The simulation contains 6 steps: ## Step1: Generate a single sample from a standard normal distribution of size N = 201. Explain to the reader how you use MLE to estimate the distribution. ## Step2: Show the reader how you approximate the sampling distribution of the median, conditional on the estimate of the distribution in the previous step. ## Step3: Describe how you calculate a 95% confidence interval from the approximated sampling distribution. ##Step4: Explain the concept of coverage probability. Explain your code for calculating the coverage probability. ##Step5: Perform the simulation and report the results. ##Step6: Describe how you might change the simulation to learn more about the operating characteristics of your chosen method for constructing the 95% confidence interval.
library(dplyr)
##
## Attaching package: 'dplyr'
## The following objects are masked from 'package:stats':
##
## filter, lag
## The following objects are masked from 'package:base':
##
## intersect, setdiff, setequal, union
library(stats4)
N=201
sample_N=rnorm(201)
# uss MLE to estimate F_x
mle_mean=mean(sample_N)
mle_sd=sqrt((N-1)/N )* var(sample_N)
hist(sample_N,freq=FALSE)
curve(dnorm(x,mean=mle_mean, sd=mle_sd), add=TRUE)
curve(dnorm(x, mean = mle_mean, sd = sqrt(mle_sd)), add = TRUE)
# Step 2
R <- 1000 # times of simulation
med_samp <- rep(NA, R) # empty list to store new data
for (i in 1:R) {
sim_sample = sample(sample_N, N, replace =TRUE)

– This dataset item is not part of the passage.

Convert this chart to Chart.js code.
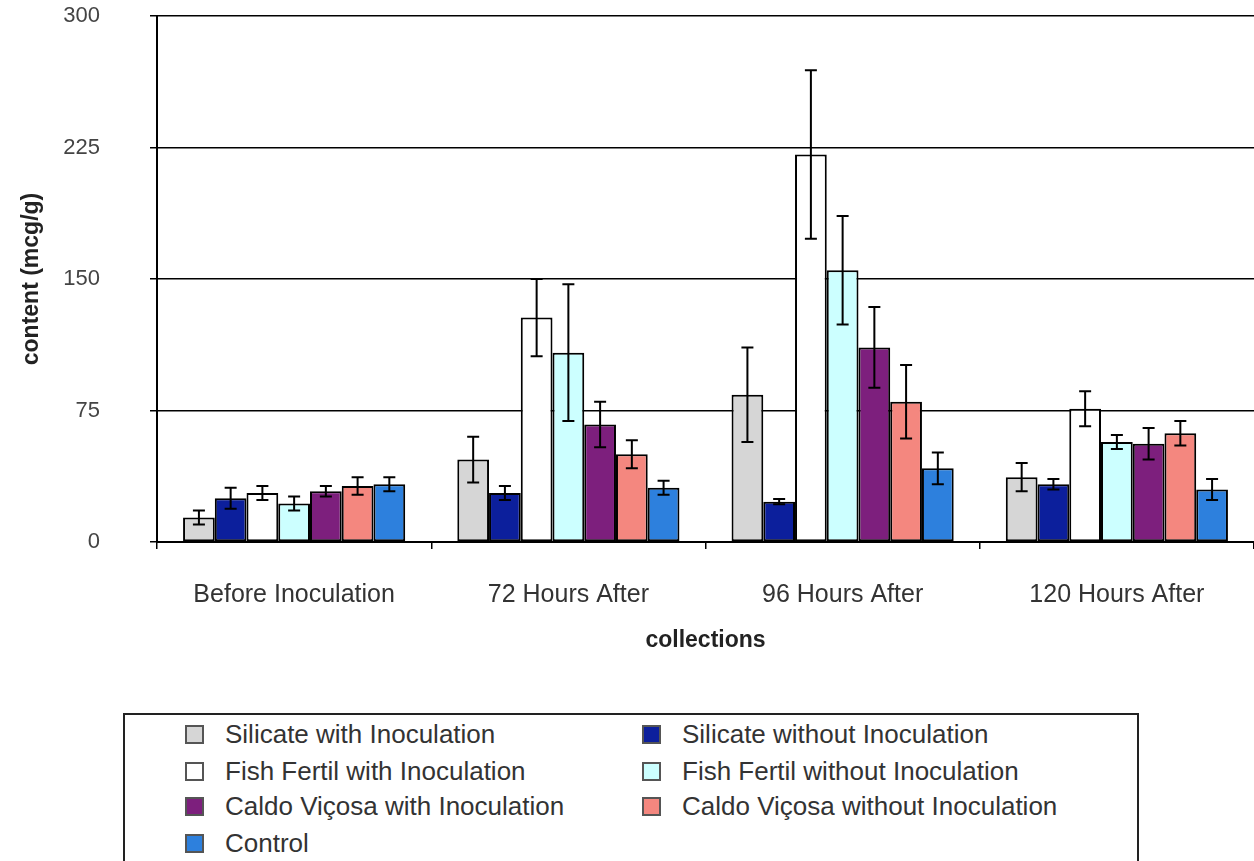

med_samp[i]=median(sim_sample)
}
confidence_95=quantile(med_samp,prob=c(0.025,0.975))
confidence_95
## 2.5% 97.5%
## -0.1879115 0.2497114
Coverage probability is an important operating characteristic of methods for constructing interval estimates, particularly confidence intervals. It is an interval surrounding the unknown parameter depends on the unknown parameter value and is different from confidence level.
out <- data.frame(lower_bound = rep(NA, R),
upper_bound = rep(NA, R))
for (j in 1:R){
sample <- rnorm(201)
mle_mean <- mean(sample)
mle_sd <- sqrt((201-1)/201 * var(sample))
for (i in 1:R){
med_samp[i] <- rnorm(201, mean = mle_mean, sd = mle_sd) %>% median
}
bound <- quantile(med_samp, probs = c(0.025, 0.975))
out$lower_bound[j] <- bound[1]
out$upper_bound[j] <- bound[2]
}
for (i in 1:nrow(out)){
if (out$lower_bound[i] < 0 && out$upper_bound[i] > 0){
out$cover[i] <- 1
}
else {
out$cover[i] <- 0
} }
#confidence intervals capture population median.
mean(out$cover)
## [1] 0.977
#bootstrap
R <- 1000 # times of simulation
med_samp <- rep(NA, R) # empty list to store new data
for (i in 1:R) {
sim_sample = sample(sample_N, N, replace =TRUE)
med_samp[i]=median(sim_sample)
}
out <- data.frame(lower_bound = rep(NA, R),
upper_bound = rep(NA, R))
for (j in 1:R){
for (i in 1:R){
sample <- rnorm(201)
mle_mean <- mean(sample)
mle_sd <- sqrt((201-1)/201 * var(sample))
med_samp[i] <- rnorm(201, mean = mle_mean, sd = mle_sd) %>% median
}
bound <- quantile(med_samp, probs = c(0.025, 0.975))
out$lower_bound[j] <- bound[1]
out$upper_bound[j] <- bound[2]
}
for (i in 1:nrow(out)){
if (out$lower_bound[i] < 0 && out$upper_bound[i] > 0){
out$cover[i] <- 1
}
else {
out$cover[i] <- 0
}
}
mean(out$cover)
## [1] 1
Using common method could get a good result, but when we use the bootstrap instead, the result would get more accurate. The bootstrap is a nonparametric technique for estimating standard errors and approximate confidence intervals. Using bootstrap, the result of confidence intervals capture 100% population median.